Absolute return is the percentage change in the value of investment over the investment period. For instance, if you invested Rs. 10 lakhs for one year and the same Rs. 10 lakhs grows to Rs. 12 lakhs in one year, then the absolute return of your investment is 20 per cent ((12,00,000-10,00,000) / 10,00,000) X 100. Absolute returns are typically calculated when the holding period of an investment is less than one year.

 

Simple Annualized Return 

Simple annualized return is calculated as:

(365 / Holding Period in days) X absolute return

Simple annualized returns are typically used for calculating returns from money market funds or cash where the holding period of an investment is less than one year. Nevertheless, it can also be used for  calculating returns on equity investment for less than a year.
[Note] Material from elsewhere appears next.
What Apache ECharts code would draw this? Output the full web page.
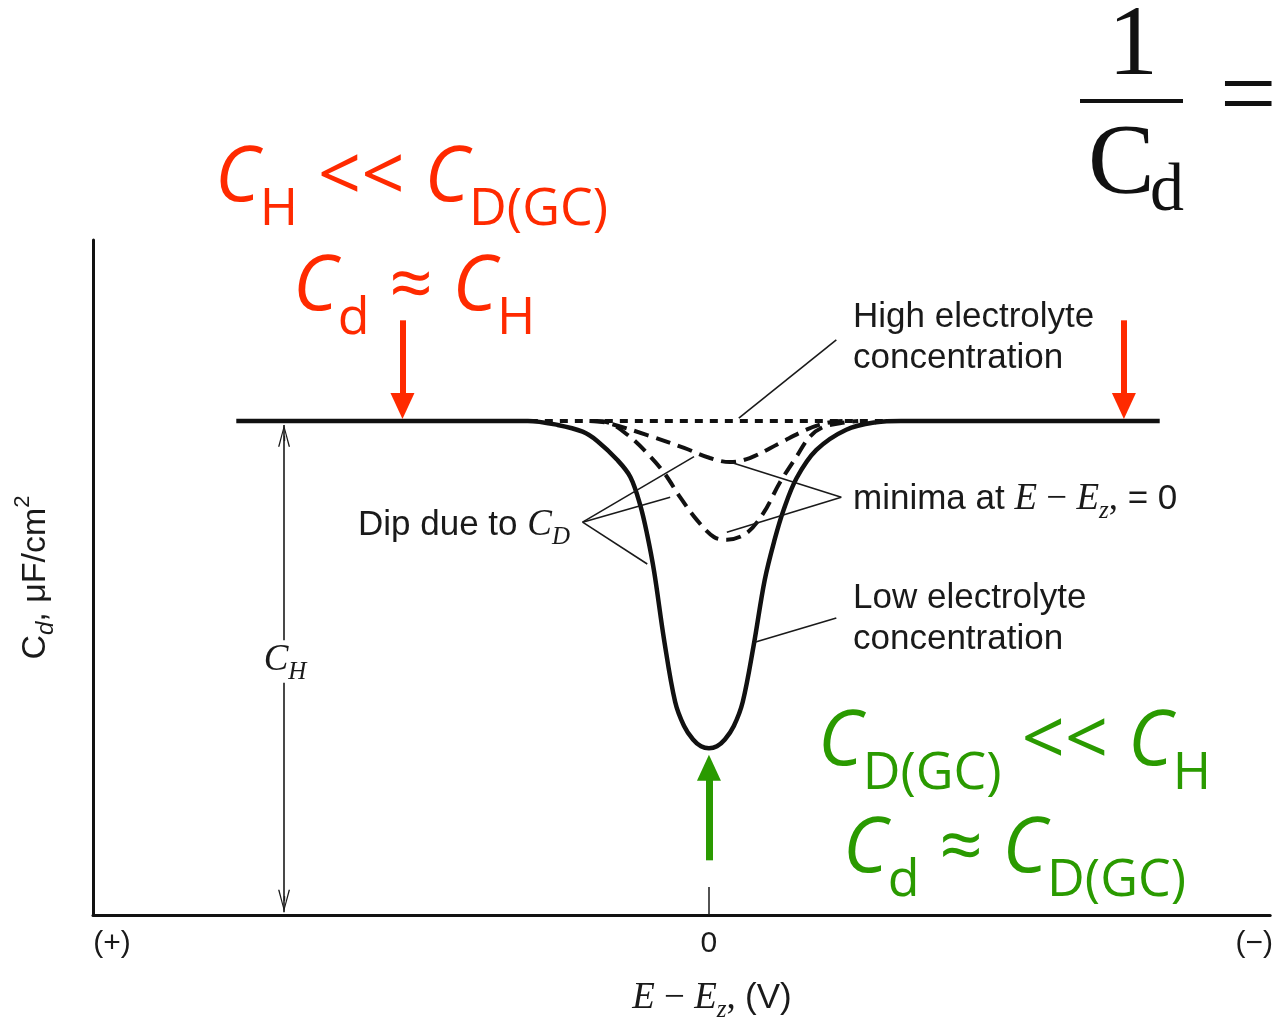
<!DOCTYPE html>
<html>
<head>
<meta charset="utf-8">
<title>Cd vs E - Ez</title>
<script src="https://cdn.jsdelivr.net/npm/echarts@6/dist/echarts.min.js"></script>
<style>
  html, body { margin: 0; padding: 0; background: #fff; }
  #chart { width: 1276px; height: 1021px; }
</style>
</head>
<body>
<div id="chart"></div>
<script>
// x = E - Ez (0 at the potential of zero charge), y = Cd in arbitrary units (0..100)

// low electrolyte concentration (solid, deep dip)
var lowX = [-0.475, -0.210, -0.182, -0.152, -0.127, -0.112, -0.092, -0.079, -0.069, -0.062, -0.055, -0.045, -0.034, -0.025, -0.016, -0.008, 0.000,
            0.008, 0.016, 0.025, 0.034, 0.045, 0.056, 0.066, 0.075, 0.088, 0.108, 0.138, 0.168, 0.193, 0.220, 0.453];
var lowY = [73.2, 73.2, 73.2, 72.6, 71.6, 70.2, 67.4, 64.9, 60.7, 56.3, 50.8, 40.7, 31.6, 28.0, 26.0, 25.0, 24.7,
            25.0, 26.0, 28.0, 31.6, 40.0, 49.6, 55.6, 60.0, 64.7, 68.9, 71.9, 73.0, 73.2, 73.2, 73.2];

// intermediate concentration (long dashes, medium dip)
var midX = [-0.115, -0.102, -0.079, -0.062, -0.045, -0.029, -0.012, 0.005, 0.018, 0.038, 0.055, 0.071, 0.088, 0.101, 0.115, 0.138, 0.150];
var midY = [73.2, 73.0, 70.8, 68.4, 65.5, 61.9, 58.5, 56.0, 55.6, 56.6, 59.6, 64.0, 67.9, 70.8, 72.3, 73.0, 73.2];

// higher concentration (long dashes, shallow dip)
var dilX = [-0.120, -0.102, -0.062, -0.025, 0.001, 0.021, 0.041, 0.071, 0.098, 0.118, 0.135];
var dilY = [73.2, 72.9, 71.1, 69.2, 67.7, 67.1, 67.7, 69.9, 71.9, 72.9, 73.2];

// high electrolyte concentration (short dashes, flat)
var highX = [-0.180, 0.190];
var highY = [73.2, 73.2];

// x axis labels
var xTickVals = [-0.600, 0, 0.548];
var xTickText = ['(+)', '0', '(\u2212)'];

// thin leader lines [x1, y1, x2, y2]
var leaders = [
  [0.128, 85.2, 0.030, 73.6],
  [0.133, 61.9, 0.021, 67.1],
  [0.133, 61.9, 0.018, 56.7],
  [0.128, 44.0, 0.046, 40.4],
  [-0.127, 58.2, -0.015, 67.9],
  [-0.127, 58.2, -0.039, 61.9],
  [-0.127, 58.2, -0.062, 52.0]
];

var RED = '#ff2a00';
var GREEN = '#2a9a00';
var INK = '#1a1a1a';
var SANS = '"Liberation Sans", Arial, sans-serif';
var SERIF = '"Liberation Serif", "Times New Roman", serif';
var CAL = '"Open Sans", "Noto Sans", sans-serif';
var CHEVRON = 'path://M0,22 L6,0 L12,22 L10.6,22 L6,4 L1.4,22 Z';

function pairs(xs, ys) {
  return xs.map(function (x, i) { return [x, ys[i]]; });
}

function arrow(x, y1, y2, color, width) {
  return [
    { coord: [x, y1], symbol: 'none', lineStyle: { color: color, width: width, type: 'solid' }, itemStyle: { color: color } },
    { coord: [x, y2], symbol: 'triangle', symbolSize: [24, 26], itemStyle: { color: color } }
  ];
}

function chevron(x, y1, y2) {
  return [
    { coord: [x, y1], symbol: 'none', lineStyle: { color: INK, width: 1.4, type: 'solid' }, itemStyle: { color: INK } },
    { coord: [x, y2], symbol: CHEVRON, symbolSize: [12, 22], symbolKeepAspect: false, itemStyle: { color: INK } }
  ];
}

function plain(x1, y1, x2, y2) {
  return [
    { coord: [x1, y1], symbol: 'none', lineStyle: { color: INK, width: 1.6, type: 'solid' } },
    { coord: [x2, y2], symbol: 'none' }
  ];
}

var markData = leaders.map(function (l) { return plain(l[0], l[1], l[2], l[3]); });
// C_H double arrow
markData.push(plain(-0.427, 40.7, -0.427, 72.6));
markData.push(chevron(-0.427, 70.2, 71.0));
markData.push(plain(-0.427, 34.4, -0.427, 0.4));
markData.push(chevron(-0.427, 2.8, 2.1));
// coloured arrows
markData.push(arrow(-0.308, 88.1, 75.4, RED, 6));
markData.push(arrow(0.417, 88.1, 75.4, RED, 6));
markData.push(arrow(0, 8.1, 21.8, GREEN, 7));

function eqRich() {
  return {
    c: { fontFamily: CAL, fontSize: 76, fontStyle: 'italic', lineHeight: 110, verticalAlign: 'middle' },
    s: { fontFamily: CAL, fontSize: 52, lineHeight: 110, verticalAlign: 'middle', padding: [62, 0, 0, 0] },
    o: { fontFamily: CAL, fontSize: 76, lineHeight: 110, verticalAlign: 'middle' }
  };
}

function noteRich() {
  return {
    t: { fontFamily: SANS, fontSize: 35, lineHeight: 44, verticalAlign: 'middle' },
    e: { fontFamily: SERIF, fontSize: 37, fontStyle: 'italic', lineHeight: 44, verticalAlign: 'middle' },
    m: { fontFamily: SERIF, fontSize: 37, lineHeight: 44, verticalAlign: 'middle' },
    z: { fontFamily: SERIF, fontSize: 25, fontStyle: 'italic', lineHeight: 44, verticalAlign: 'middle', padding: [24, 0, 0, 0] }
  };
}

function txt(x, y, text, color, rich, align, font, lineHeight) {
  var style = {
    text: text, fill: color, rich: rich,
    font: font || ('35px ' + SANS),
    textAlign: align || 'left', textVerticalAlign: 'middle'
  };
  if (lineHeight) style.lineHeight = lineHeight;
  return { type: 'text', x: x, y: y, silent: true, z: 100, style: style };
}

var graphics = [
  txt(215, 179, '{c|C}{s|H}{o| << }{c|C}{s|D(GC)}', RED, eqRich()),
  txt(293, 288, '{c|C}{s|d}{o| \u2248 }{c|C}{s|H}', RED, eqRich()),
  txt(818, 743, '{c|C}{s|D(GC)}{o| << }{c|C}{s|H}', GREEN, eqRich()),
  txt(843, 850, '{c|C}{s|d}{o| \u2248 }{c|C}{s|D(GC)}', GREEN, eqRich()),

  txt(853, 338, 'High electrolyte\nconcentration', INK, null, 'left', '35px ' + SANS, 41),
  txt(853, 619, 'Low electrolyte\nconcentration', INK, null, 'left', '35px ' + SANS, 41),
  txt(853, 499, '{t|minima at }{e|E}{m| \u2212 }{e|E}{z|z}{m|,}{t| = 0}', INK, noteRich()),
  txt(358, 525, '{t|Dip due to }{e|C}{z|D}', INK, noteRich()),
  txt(285, 660, '{e|C}{z|H}', INK, noteRich(), 'center'),
  txt(712, 998, '{e|E}{m| \u2212 }{e|E}{z|z}{m|, }{t|(V)}', INK, noteRich(), 'center'),

  // 1 / Cd =
  txt(1133, 48, '1', '#111', null, 'center', '100px ' + SERIF),
  { type: 'rect', silent: true, z: 100, shape: { x: 1080, y: 99, width: 103, height: 4 }, style: { fill: '#111' } },
  txt(1088, 166, 'C', '#111', null, 'left', '100px ' + SERIF),
  txt(1150, 192, 'd', '#111', null, 'left', '68px ' + SERIF),
  txt(1220, 101, '=', '#111', null, 'left', '100px ' + SERIF)
];

var chart = echarts.init(document.getElementById('chart'));

var option = {
  animation: false,
  backgroundColor: '#fff',
  grid: { left: 93, right: 0, top: 240, bottom: 106 },
  xAxis: {
    type: 'value', min: -0.619, max: 0.564,
    axisLine: { onZero: false, lineStyle: { color: '#111', width: 3 } },
    axisTick: { show: true, customValues: [0], inside: true, length: 28, lineStyle: { color: INK, width: 1.5 } },
    axisLabel: {
      customValues: xTickVals, color: INK, fontFamily: SANS, fontSize: 30, margin: 14,
      formatter: function (v) {
        var best = 0;
        for (var i = 1; i < xTickVals.length; i++) {
          if (Math.abs(xTickVals[i] - v) < Math.abs(xTickVals[best] - v)) best = i;
        }
        return xTickText[best];
      }
    },
    splitLine: { show: false }
  },
  yAxis: {
    type: 'value', min: 0, max: 100,
    name: '{c|C}{s|d}{c|, \u03bcF/cm}{p|2}',
    nameLocation: 'middle', nameGap: 34, nameRotate: 90,
    nameTextStyle: {
      color: INK, fontFamily: SANS, fontSize: 34,
      rich: {
        c: { color: INK, fontFamily: SANS, fontSize: 34, lineHeight: 46 },
        s: { color: INK, fontFamily: SANS, fontSize: 24, fontStyle: 'italic', lineHeight: 46, padding: [20, 0, 0, 0] },
        p: { color: INK, fontFamily: SANS, fontSize: 22, lineHeight: 46, padding: [0, 0, 26, 0] }
      }
    },
    axisLine: { show: true, onZero: false, lineStyle: { color: '#111', width: 3 } },
    axisTick: { show: false },
    axisLabel: { show: false },
    splitLine: { show: false }
  },
  series: [
    {
      name: 'High electrolyte concentration', type: 'line', data: pairs(highX, highY),
      showSymbol: false, silent: true, z: 2,
      lineStyle: { color: '#111', width: 4, type: [8, 7] }
    },
    {
      name: 'shallow dip', type: 'line', data: pairs(dilX, dilY), smooth: 0.35,
      showSymbol: false, silent: true, z: 3,
      lineStyle: { color: '#111', width: 4, type: [15, 8] }
    },
    {
      name: 'medium dip', type: 'line', data: pairs(midX, midY), smooth: 0.35,
      showSymbol: false, silent: true, z: 3,
      lineStyle: { color: '#111', width: 4, type: [15, 8] }
    },
    {
      name: 'Low electrolyte concentration', type: 'line', data: pairs(lowX, lowY), smooth: 0.35,
      showSymbol: false, silent: true, z: 4,
      lineStyle: { color: '#111', width: 4.5 }
    },
    {
      name: 'annotations', type: 'line', data: [], silent: true, z: 6,
      markLine: {
        silent: true, animation: false, precision: 4,
        label: { show: false },
        emphasis: { disabled: true },
        data: markData
      }
    }
  ],
  graphic: graphics
};

chart.setOption(option);
</script>
</body>
</html>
For example, if you invested Rs 50,000 for 45 days and at the end of it grows to Rs 48000, your simple annualized return on investment would be around 54 per cent. ((365/45)*(48-45)/45)*100

 

Compounded Annual Growth Rate (CAGR) 

Compounded Annual Growth Rate (CAGR) is the annual average rate at which an investment has grown over a period of time. The average here refers to geometric average and not arithmetic or simple average. This means you not only earn returns on your initial investment but also on your returns. Compounded annual growth rate is calculated as:

[(Final Value / Initial Value) ^ (1 / N) - 1] X 100, where N is Number of years.

Illustration:

Let’s assume you have invested Rs. 10 lakhs on 1st September 2015 and value of the investment as on 31st August 2018 is Rs. 15 lakhs. The compounded annual growth rate calculated is 14.47%. It is calculated as follows:

[(15,00,000 / 10,00,000) ^ (1 / 3) - 1] X 100

Although these methods are easy to calculate, investors must not rely on only this parameter. Investor must also understand the risk involved in it and also must look at financial goals.